The United States Constitution exists to define what the federal government can and cannot do. It also restricts states and local governments in many instances.
However, there are a ton of issues out there that the Constitution doesn’t cover. It was never meant to cover every eventuality, of course, but that means there are things that simply aren’t mentioned.
Like, say, abortion.
Now, in the wake of the Supreme Court leak divulging the eventual overturn of Roe v. Wade, some are trying to apply that to the NYSRPA v. Bruen case. An example is an editorial from St. Louis Today.
As the Supreme Court considers whether to overturn New York state’s restrictions on carrying guns in public, it will be illuminating to see whether the conservative majority adheres to its own standards as set out in the recently leaked draft opinion striking down Roe v. Wade. Guns and abortion are very different topics, of course, but in tentatively overturning Roe, the majority leans on some principles that should apply.

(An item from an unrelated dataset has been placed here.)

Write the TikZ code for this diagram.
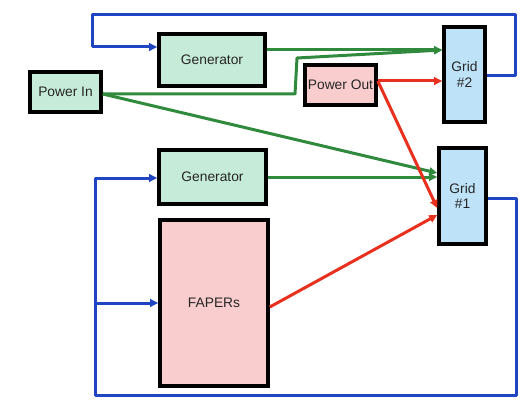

Justice Samuel Alito wrote in his draft that America had “an unbroken tradition of prohibiting abortion” prior to Roe. Similarly, stringent local restrictions on firearms were common throughout America’s history, prior to the modern era’s redefinition of the Second Amendment. And of course Alito’s overriding philosophy that abortion policy should be decided by elected officials rather than courts is even more relevant in the realm of firearms, which raise different issues in different communities.
However, there’s a key difference that’s being missed in this, and that’s the Second Amendment.
See, the rationale behind Roe was always questionable from a legal basis, not because some people agree that abortion should be legal and others don’t, but because there’s really nothing specific about abortion in the Constitution.
Justices in Roe v. Wade had to try and make the case for abortion’s legality by couching it in language about the right to privacy–a concept not explicitly outlined in the Constitution, but one clearly implied by things like the Fourth Amendment.
But with the right to keep and bear arms, there’s no such ambiguity.
We know specifically that the right to keep and bear arms shouldn’t be infringed because the Second Amendment reads, “the people’s right to keep and bear arms shall not be infringed.” There’s no argument valid here because the text is very clear. Even if you focus on the “well-regulated militia” clause, it still is explicit that the right exists and shall not be infringed upon.
By that very nature, it becomes different than abortion in that key way.
As such, upholding the plain text of the Second Amendment and finding New York’s “good cause” requirement unconstitutional isn’t some act of hypocrisy by a hyper-partisan court. It’s a finding based on the text of the Constitution itself.
Then again, as with so many other editorials I’ve read, there’s no reason to believe anyone involved in the writing of it believes in the Constitution in the first place. They just want permission for what they approve of and bans on anything they don’t.
That’s what we’re really seeing. They don’t particularly value consistency, though they claim they do. I haven’t seen a blasted thing from any editorial board of any major city’s news media that suggests they value it. They want inconsistency only to benefit them and their own warped ideology.
Frankly, though, the Second Amendment matters more than any of that.
Luckily, I don’t exactly see the Supreme Court setting aside the Constitution to appease the editorial staff of St. Louis Today.
Thank the Lord for small blessings and all that.